И вот бьёт эта mezzanotte – полночь. Точнее – это в такт ударам колокола бьётся её сердце… Она думает сначала, что это видение, но это, увы, кошмарная реальность – и кладбище, и скелеты, обтянутые высохшей кожей, и виселицы! И спеть об этом надо не «красивенько», а с трепетом, точно идя по лезвию. Спеть, сохраняя при этом высочайший эмоциональный градус и одновременно справляясь с невероятно сложным вокалом… это так трудно! И многие певицы просто ломали себе голоса на Амелии… Тут не схимичишь – образ выйдет неполноценным!

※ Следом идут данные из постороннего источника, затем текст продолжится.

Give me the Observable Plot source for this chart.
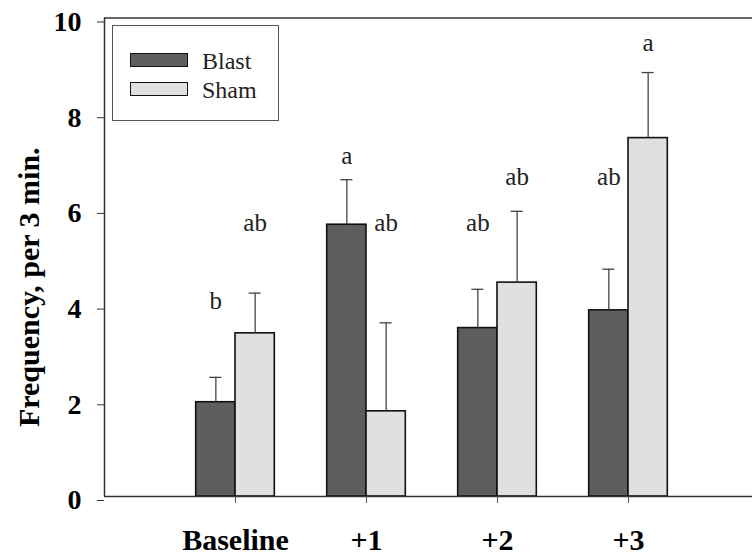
<!DOCTYPE html>
<html><head><meta charset="utf-8">
<script src="https://cdn.jsdelivr.net/npm/d3@7"></script>
<script src="https://cdn.jsdelivr.net/npm/@observablehq/plot@0.6"></script>
<style>
body{margin:0;background:#fff;}
#wrap{position:relative;width:752px;height:556px;font-family:"Liberation Serif","Times New Roman",serif;overflow:hidden;}
#wrap svg{display:block;}
.legend{position:absolute;left:112px;top:25px;width:167px;height:96px;border:1px solid #555;box-sizing:border-box;background:#fff;}
.sw{position:absolute;left:17px;width:58px;height:14px;border:1.5px solid #111;box-sizing:border-box;}
.lt{position:absolute;left:89px;font-family:"Liberation Serif","Times New Roman",serif;font-size:24px;line-height:1;color:#222;white-space:nowrap;}
</style></head><body><div id="wrap"></div>
<script>
const categories = ["Baseline", "+1", "+2", "+3"];
const series = ["Blast", "Sham"];
const seriesColors = ["#5e5e5e", "#e0e0e0"];
const blastValues = [1.97, 5.68, 3.52, 3.89];
const shamValues = [3.41, 1.78, 4.47, 7.49];
const blastErr = [0.52, 0.94, 0.81, 0.86];
const shamErr = [0.84, 1.85, 1.49, 1.37];
const blastLetters = ["b", "a", "ab", "ab"];
const shamLetters = ["ab", "ab", "ab", "a"];
const blastLetterY = [3.92, 6.95, 5.55, 6.50];
const shamLetterY = [5.55, 5.55, 6.50, 9.32];
const yTicks = [0, 2, 4, 6, 8, 10];
const yLabel = "Frequency, per 3 min.";

const serif = "'Liberation Serif', 'Times New Roman', serif";
const barW = 0.3;
const rows = [];
categories.forEach((c, i) => {
  const pos = i + 1;
  rows.push({cat: c, series: "Blast", value: blastValues[i], err: blastErr[i], letter: blastLetters[i], letterY: blastLetterY[i], x1: pos - barW, x2: pos, xc: pos - barW / 2});
  rows.push({cat: c, series: "Sham", value: shamValues[i], err: shamErr[i], letter: shamLetters[i], letterY: shamLetterY[i], x1: pos, x2: pos + barW, xc: pos + barW / 2});
});
const capHalf = 0.046;

const chart = Plot.plot({
  width: 752, height: 556,
  marginLeft: 104, marginRight: 0, marginTop: 17.5, marginBottom: 60,
  style: {fontFamily: serif, color: "#000", background: "transparent"},
  x: {type: "linear", domain: [0, 5], range: [104, 759]},
  y: {domain: [0, 10], range: [496, 17.5]},
  color: {domain: series, range: seriesColors},
  marks: [
    Plot.rectY(rows, {x1: "x1", x2: "x2", y1: 0, y2: "value", fill: "series", stroke: "#111", strokeWidth: 1.6}),
    Plot.ruleX(rows, {x: "xc", y1: "value", y2: d => d.value + d.err, stroke: "#444", strokeWidth: 1.3}),
    Plot.ruleY(rows, {y: d => d.value + d.err, x1: d => d.xc - capHalf, x2: d => d.xc + capHalf, stroke: "#444", strokeWidth: 1.3}),
    Plot.ruleY([0, 10], {stroke: "#333", strokeWidth: 1.5}),
    Plot.ruleX([0], {stroke: "#333", strokeWidth: 1.5}),
    Plot.axisY({ticks: yTicks, tickSize: 7, tickPadding: 16, fontSize: 28, fontWeight: "bold", fontFamily: serif, dy: 4, label: null, stroke: "#333", fill: "#000"}),
    Plot.axisX({ticks: [1, 2, 3, 4], tickFormat: d => categories[d - 1], tickSize: 7, tickPadding: 25, fontSize: 30, fontWeight: "bold", fontFamily: serif, label: null, stroke: "#555", fill: "#000"}),
    Plot.text([yLabel], {text: d => d, frameAnchor: "left", textAnchor: "middle", rotate: -90, dx: -75, dy: 30, fontSize: 30, fontWeight: "bold", fontFamily: serif, fill: "#000"}),
    Plot.text(rows, {x: "xc", y: "letterY", text: "letter", lineAnchor: "bottom", fontSize: 25, fontFamily: serif, fill: "#222"})
  ]
});
const wrap = document.getElementById("wrap");
wrap.appendChild(chart);

const legend = document.createElement("div");
legend.className = "legend";
series.forEach((s, i) => {
  const sw = document.createElement("div");
  sw.className = "sw";
  sw.style.top = (26.7 + i * 29) + "px";
  sw.style.background = seriesColors[i];
  legend.appendChild(sw);
  const t = document.createElement("div");
  t.className = "lt";
  t.style.top = (22.8 + i * 29) + "px";
  t.textContent = s;
  legend.appendChild(t);
});
wrap.appendChild(legend);
</script>
</body></html>
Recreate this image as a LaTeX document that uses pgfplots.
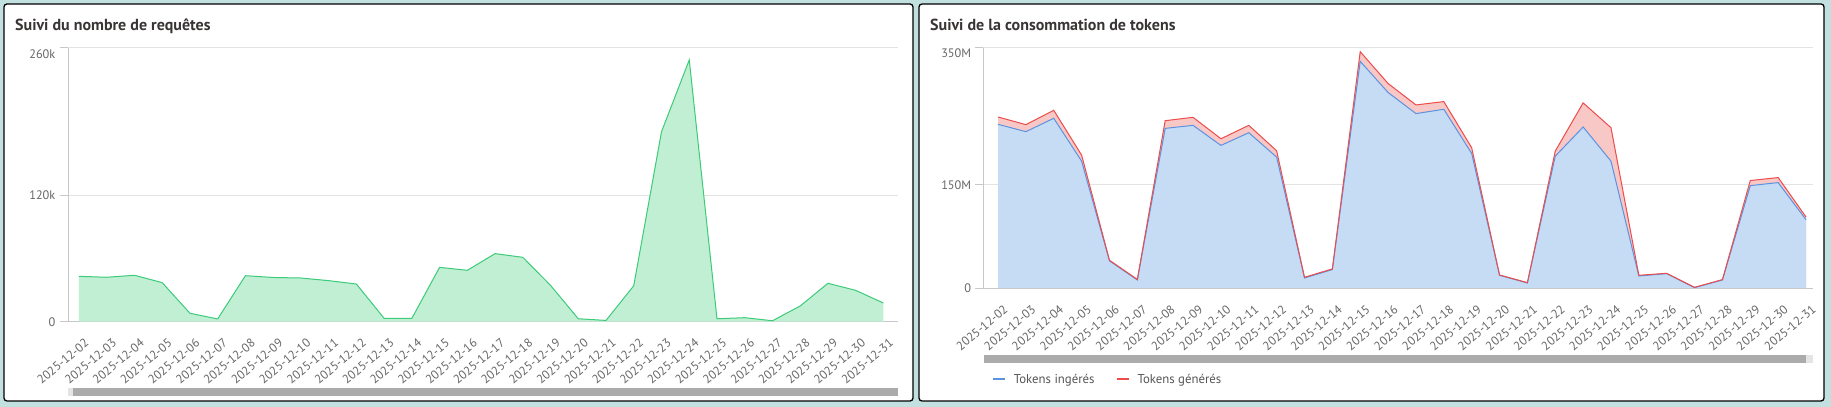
\documentclass[border=0pt]{standalone}
\usepackage{fontspec}
\setmainfont{PT Sans}
\usepackage{pgfplots}
\pgfplotsset{compat=1.18}
\usepackage{pgfplotstable}

\definecolor{bg}{HTML}{C2E0E0}
\definecolor{gline}{HTML}{3CCB78}
\definecolor{gfill}{HTML}{C0EFD4}
\definecolor{bline}{HTML}{5B93E0}
\definecolor{bfill}{HTML}{C6DCF5}
\definecolor{rline}{HTML}{EE4B4B}
\definecolor{rfill}{HTML}{F8C8C6}
\definecolor{gridc}{HTML}{E3E3E3}
\definecolor{axisc}{HTML}{C8C8C8}
\definecolor{tickc}{HTML}{666666}
\definecolor{titlec}{HTML}{3A3535}
\definecolor{legc}{HTML}{555555}
\definecolor{scroll}{HTML}{ABABAB}
\definecolor{scrolll}{HTML}{E4E4E4}

\newcommand{\ticklab}{\fontsize{12.3bp}{14bp}\selectfont}
\newcommand{\titlefont}{\fontsize{16bp}{19bp}\selectfont\bfseries}
\newcommand{\legfont}{\fontsize{12.8bp}{15bp}\selectfont}

\pgfplotstableread{
x y
0 43.0
1 42.1
2 44.0
3 37.0
4 8.0
5 2.6
6 43.6
7 41.9
8 41.4
9 38.9
10 35.7
11 3.2
12 3.2
13 51.5
14 48.7
15 64.5
16 61.0
17 34.4
18 2.8
19 1.2
20 34.1
21 180
22 248
23 2.8
24 3.8
25 0.9
26 14.9
27 36.4
28 29.7
29 17.7
}\req

\pgfplotstableread{
x in gen
0 238.2 10.7
1 227.5 10.2
2 247.0 11.6
3 184.6 8.8
4 39.5 0.9
5 11.7 0.8
6 232.3 11.2
7 236.7 11.7
8 207.5 9.7
9 226.0 10.7
10 190.5 9.2
11 14.6 1.0
12 26.8 1.0
13 329.8 14.1
14 284.5 13.1
15 253.8 12.6
16 260.1 11.2
17 195.8 8.3
18 18.5 0.5
19 7.3 0.5
20 191.9 7.3
21 234.3 35.1
22 184.6 48.7
23 17.5 1.0
24 20.9 0.5
25 0.5 0.5
26 11.7 0.5
27 149.0 7.4
28 153.4 7.3
29 99.4 3.9
}\tok

\pgfplotsset{
  dash/.style={
    scale only axis,
    anchor=south west,
    ymin=0,
    axis x line*=bottom, axis y line*=left,
    axis line style={draw=axisc, line width=1bp, -},
    xtick={0,...,29},
    xticklabels={2025-12-02,2025-12-03,2025-12-04,2025-12-05,2025-12-06,2025-12-07,2025-12-08,2025-12-09,2025-12-10,2025-12-11,2025-12-12,2025-12-13,2025-12-14,2025-12-15,2025-12-16,2025-12-17,2025-12-18,2025-12-19,2025-12-20,2025-12-21,2025-12-22,2025-12-23,2025-12-24,2025-12-25,2025-12-26,2025-12-27,2025-12-28,2025-12-29,2025-12-30,2025-12-31},
    major x tick style={draw=none},
    x tick label style={font=\ticklab, text=tickc, xshift=5bp, yshift=-8bp, rotate=40, anchor=north east, inner sep=0pt},
    y tick label style={font=\ticklab, text=tickc, anchor=east, inner sep=0pt},
    ymajorgrids, grid style={draw=gridc, line width=1bp},
    major y tick style={draw=axisc, line width=1bp},
    tick align=outside, major tick length=8bp,
    /pgf/number format/assume math mode=true,
  }
}

\begin{document}
\begin{tikzpicture}
\useasboundingbox (0,0) rectangle (1831bp,407bp);
\fill[bg] (0,0) rectangle (1831bp,407bp);
\draw[black, line width=1.3bp, fill=white, rounded corners=3bp] (4bp,403bp) rectangle (913bp,6bp);
\draw[black, line width=1.3bp, fill=white, rounded corners=3bp] (919bp,403bp) rectangle (1824bp,6bp);

\node[anchor=base west, font=\titlefont, text=titlec, inner sep=0pt] at (15bp,376.3bp) {Suivi du nombre de requêtes};
\node[anchor=base west, font=\titlefont, text=titlec, inner sep=0pt] at (930bp,376.3bp) {Suivi de la consommation de tokens};

\begin{axis}[dash,
  at={(68bp,85.3bp)}, width=829.7bp, height=274.4bp,
  xmin=-0.396, xmax=29.515, ymax=260,
  ytick={0,120}, yticklabels={0,120k},
  extra y ticks={260}, extra y tick labels={260k},
  extra y tick style={grid=major, yticklabel style={yshift=-7bp}},
  y tick label style={xshift=-4.5bp},
]
\addplot[fill=gfill, draw=none] table[x=x,y=y] {\req} \closedcycle;
\addplot[draw=gline, line width=1bp, no marks] table[x=x,y=y] {\req};
\end{axis}

\begin{axis}[dash,
  at={(983.3bp,119bp)}, width=829.4bp, height=240.5bp,
  xmin=-0.528, xmax=29.24, ymax=350,
  ytick={0,150}, yticklabels={0,150M},
  extra y ticks={350}, extra y tick labels={350M},
  extra y tick style={grid=major, yticklabel style={yshift=-6bp}},
  y tick label style={xshift=-4bp},
  legend style={at={(0,0)}, anchor=west, xshift=8.4bp, yshift=-91.3bp,
    draw=none, fill=none, inner sep=0pt, font=\legfont, text=legc,
    legend columns=2,
    nodes={inner sep=0pt},
    /tikz/every odd column/.style={column sep=8bp},
    /tikz/every even column/.style={column sep=21bp}},
  legend image code/.code={\draw[#1, line width=2bp] (0bp,0bp) -- (12bp,0bp);},
]
\addplot[fill=rfill, draw=none, forget plot] table[x=x, y expr=\thisrow{in}+\thisrow{gen}] {\tok} \closedcycle;
\addplot[fill=bfill, draw=none, forget plot] table[x=x, y=in] {\tok} \closedcycle;
\addplot[draw=bline, line width=1bp, no marks] table[x=x, y=in] {\tok};
\addlegendentry{Tokens ingérés}
\addplot[draw=rline, line width=1bp, no marks] table[x=x, y expr=\thisrow{in}+\thisrow{gen}] {\tok};
\addlegendentry{Tokens générés}
\end{axis}

\fill[scrolll] (68bp,11.3bp) rectangle (73bp,19bp);
\fill[scroll] (73bp,11.3bp) rectangle (897.7bp,19bp);
\fill[scroll] (984bp,44.3bp) rectangle (1806bp,52bp);
\fill[scrolll] (1806bp,44.3bp) rectangle (1813bp,52bp);
\end{tikzpicture}
\end{document}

После арии начинается тяжелейший дуэт с Ричардом, где надо достаточно большим объёмом голоса «наливать» от души – оркестр там довольно плотный, не такой, как в более ранних операх Верди. А за ним – очень непростая сцена с Ренато и заговорщиками. Абсолютно все знаменитые исполнительницы роли Амелии – и Тебальди, и Каллас, и Миланова, и любимая мною Леонтин Прайс рассказывали, что, распеваясь, готовились к этой партии особенно тщательно, с учётом её вокальной и эмоциональной напряжённости, а главное – протяжённости. Вторым актом опера не заканчивается.